Developing our tourism assets is another way to attract people to the area. However, in our prairie western Minnesota communities, there aren’t a lot of tourist attractions. That makes building on the assets we do have necessary. In the Appleton area, an old gravel pit is being turned into what will be a regional off highway vehicle park that is already drawing people from hundreds of miles away.
Our prairies and rivers can also be turned into tourist attractions. Our golf courses, parks and cultural history can be built upon. While the goal may be attracting tourists, the real underlying reward is making your community more attractive to its residents.
In small communities, we are generally good about supporting local entrepreneurs. We help them get started and expand. These businesses are the heart of your community.
“Small and medium sized businesses generate local wealth, because profits go to the owner, who is more likely to live and spend locally than shareholders of a large corporation,” the McKinsey study says.
“While attracting new businesses generates local excitement, expanding and retaining (small businesses) has
a higher return on investment, partly because existing businesses do not require tax incentives to move to the area. Local businesses are stalwarts of the community, paying economic dividends through local taxes and job creation,” it says.

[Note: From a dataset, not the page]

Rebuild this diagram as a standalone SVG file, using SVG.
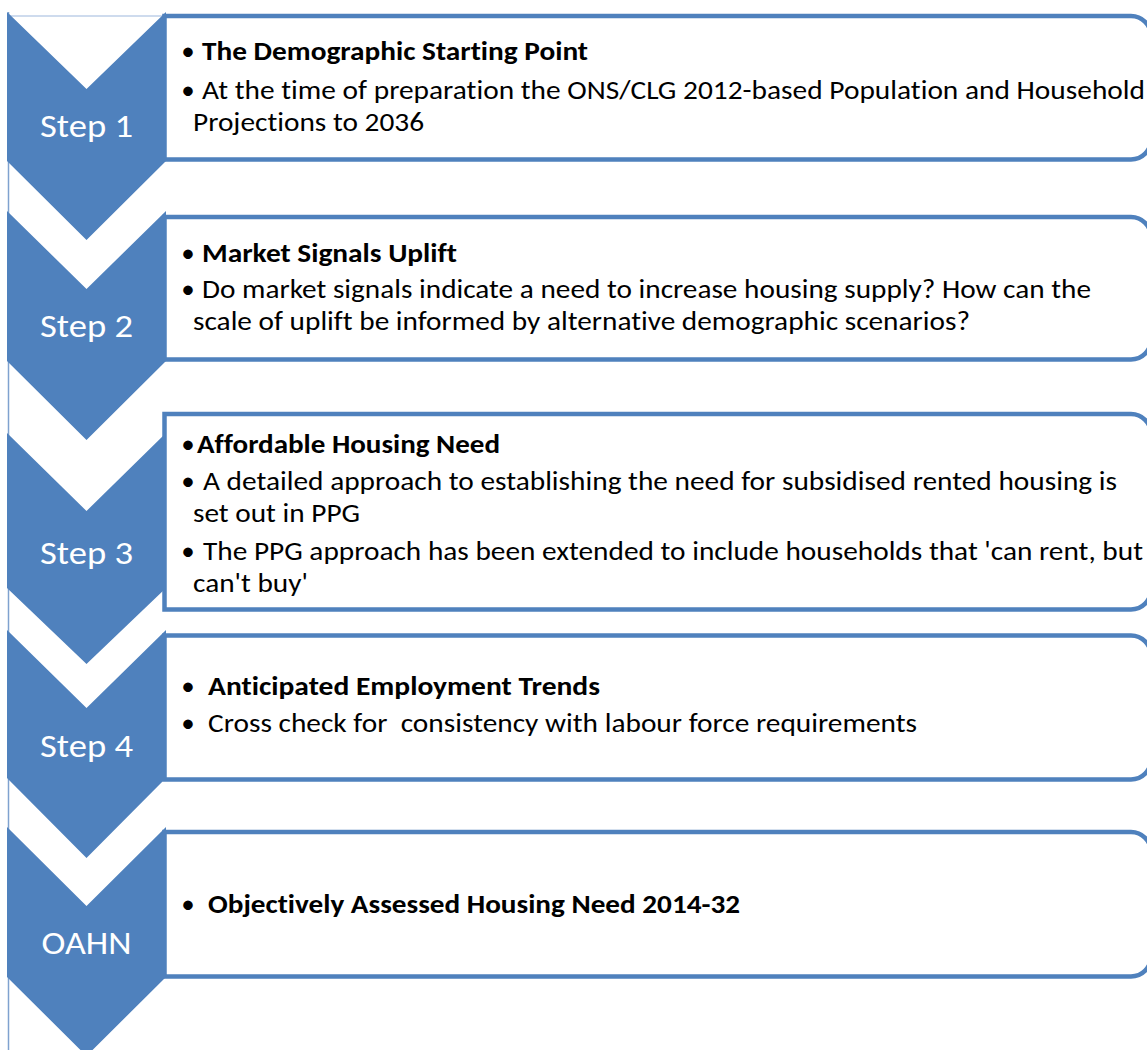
<svg xmlns="http://www.w3.org/2000/svg" width="1147" height="1050" viewBox="0 0 1147 1050">
<style>
.chev{fill:#4F81BD;}
.box{fill:#FFFFFF;stroke:#4F81BD;stroke-width:4.5;}
.lbl{font-family:Carlito,Lato,"Liberation Sans",sans-serif;font-size:33.5px;fill:#FFFFFF;text-anchor:middle;font-variant-ligatures:none;font-feature-settings:"liga" 0;}
.t{font-family:Carlito,Lato,"Liberation Sans",sans-serif;font-size:27px;fill:#000000;white-space:pre;font-variant-ligatures:none;font-feature-settings:"liga" 0;}
.b{font-weight:bold;}
.bul{font-family:Carlito,Lato,"Liberation Sans",sans-serif;font-size:27px;fill:#000000;text-anchor:middle;}
</style>
<rect x="0" y="0" width="1147" height="1050" fill="#FFFFFF"/>
<g id="connectors">
<line x1="8.5" y1="12" x2="8.5" y2="1050" stroke="#7FA2CF" stroke-width="1.5"/>
<line x1="7" y1="16" x2="166" y2="16" stroke="#9DB7DC" stroke-width="1"/>
</g>
<g id="step1">
<path class="box" d="M164.5,16 H1131 A20,20 0 0 1 1151,36 V139.5 A20,20 0 0 1 1131,159.5 H164.5 Z"/>
<polygon class="chev" points="7,12 86.5,89 166,12 166,161 86.5,240 7,161"/>
<text class="lbl" x="86.5" y="137" textLength="93" lengthAdjust="spacingAndGlyphs">Step 1</text>
<text class="bul" x="188" y="60">•</text>
<text class="t b" x="202" y="60" textLength="386" lengthAdjust="spacingAndGlyphs">The Demographic Starting Point</text>
<text class="bul" x="188" y="99">•</text>
<text class="t" x="202" y="99" textLength="943" lengthAdjust="spacingAndGlyphs">At the time of preparation the ONS/CLG 2012-based Population and Household</text>
<text class="t" x="193" y="131" textLength="231" lengthAdjust="spacingAndGlyphs">Projections to 2036</text>
</g>
<g id="step2">
<path class="box" d="M164.5,217 H1131 A20,20 0 0 1 1151,237 V339.5 A20,20 0 0 1 1131,359.5 H164.5 Z"/>
<polygon class="chev" points="7,211 86.5,289 166,211 166,361 86.5,440 7,361"/>
<text class="lbl" x="86.5" y="337" textLength="93" lengthAdjust="spacingAndGlyphs">Step 2</text>
<text class="bul" x="188" y="262">•</text>
<text class="t b" x="202" y="262" textLength="255" lengthAdjust="spacingAndGlyphs">Market Signals Uplift</text>
<text class="bul" x="188" y="298">•</text>
<text class="t" x="202" y="298" textLength="889" lengthAdjust="spacingAndGlyphs">Do market signals indicate a need to increase housing supply? How can the</text>
<text class="t" x="193" y="330" textLength="777" lengthAdjust="spacingAndGlyphs">scale of uplift be informed by alternative demographic scenarios?</text>
</g>
<g id="step3">
<polygon class="chev" points="7,433 86.5,511 166,433 166,588 86.5,664 7,588"/>
<path class="box" d="M164.5,414 H1131 A20,20 0 0 1 1151,434 V589.5 A20,20 0 0 1 1131,609.5 H164.5 Z"/>
<text class="lbl" x="86.5" y="564" textLength="93" lengthAdjust="spacingAndGlyphs">Step 3</text>
<text class="bul" x="188" y="453">•</text>
<text class="t b" x="197" y="453" textLength="303" lengthAdjust="spacingAndGlyphs">Affordable Housing Need</text>
<text class="bul" x="188" y="490">•</text>
<text class="t" x="203" y="490" textLength="914" lengthAdjust="spacingAndGlyphs">A detailed approach to establishing the need for subsidised rented housing is</text>
<text class="t" x="193" y="522" textLength="167" lengthAdjust="spacingAndGlyphs">set out in PPG</text>
<text class="bul" x="188" y="560">•</text>
<text class="t" x="203" y="560" textLength="940" lengthAdjust="spacingAndGlyphs">The PPG approach has been extended to include households that 'can rent, but</text>
<text class="t" x="193" y="592" textLength="115" lengthAdjust="spacingAndGlyphs">can't buy'</text>
</g>
<g id="step4">
<path class="box" d="M164.5,635.5 H1131 A20,20 0 0 1 1151,655.5 V759.5 A20,20 0 0 1 1131,779.5 H164.5 Z"/>
<polygon class="chev" points="7,630 86.5,708 166,630 166,778 86.5,858 7,778"/>
<text class="lbl" x="86.5" y="757" textLength="93" lengthAdjust="spacingAndGlyphs">Step 4</text>
<text class="bul" x="188" y="695">•</text>
<text class="t b" x="208" y="695" textLength="392" lengthAdjust="spacingAndGlyphs">Anticipated Employment Trends</text>
<text class="bul" x="188" y="732">•</text>
<text class="t" x="208" y="732" textLength="709" lengthAdjust="spacingAndGlyphs">Cross check for  consistency with labour force requirements</text>
</g>
<g id="oahn">
<path class="box" d="M164.5,832 H1131 A20,20 0 0 1 1151,852 V956.5 A20,20 0 0 1 1131,976.5 H164.5 Z"/>
<polygon class="chev" points="7,827 86.5,906 166,827 166,977 86.5,1056 7,977"/>
<text class="lbl" x="86.5" y="954" textLength="90" lengthAdjust="spacingAndGlyphs">OAHN</text>
<text class="bul" x="188" y="913">•</text>
<text class="t b" x="208" y="913" textLength="532" lengthAdjust="spacingAndGlyphs">Objectively Assessed Housing Need 2014-32</text>
</g>
</svg>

Small communities also have an opportunity to attract remote workers who are looking for a safer community, getting away from long commutes, becoming part of a place where they know and participate in events with the neighbors and where their kids have a chance to participate in school activities due to smaller class sizes.
However, at the same time, we know that collaboration that is part of working around others leads to more creativity. People bounce ideas off each other, and new ideas spring to life through their interactions. In small towns, we should have areas where remote workers can gather in a collaborative setting. It would have a common space surrounded by individual offices.
Rural communities can be great at forming committees to examine themselves, brainstorming to find ways to attract new residents, developing lists of priorities, and then absolutely lousy at following up to achieve their goals.
Why do they so frequently fail to move forward, building on the efforts of their defined goals and needs? Most often, no one takes charge. People get distracted; efforts become fragmented. You can’t pursue addressing your community’s needs by meeting monthly to review your list of objectives. It’s like expecting results for a diet and exercise plan that you work on one day a month. Results come from unwavering, persistent commitment.
That unwavering commitment requires someone taking charge, fulltime, of the community’s efforts. It’s an investment in the community’s future that will show a payback over time.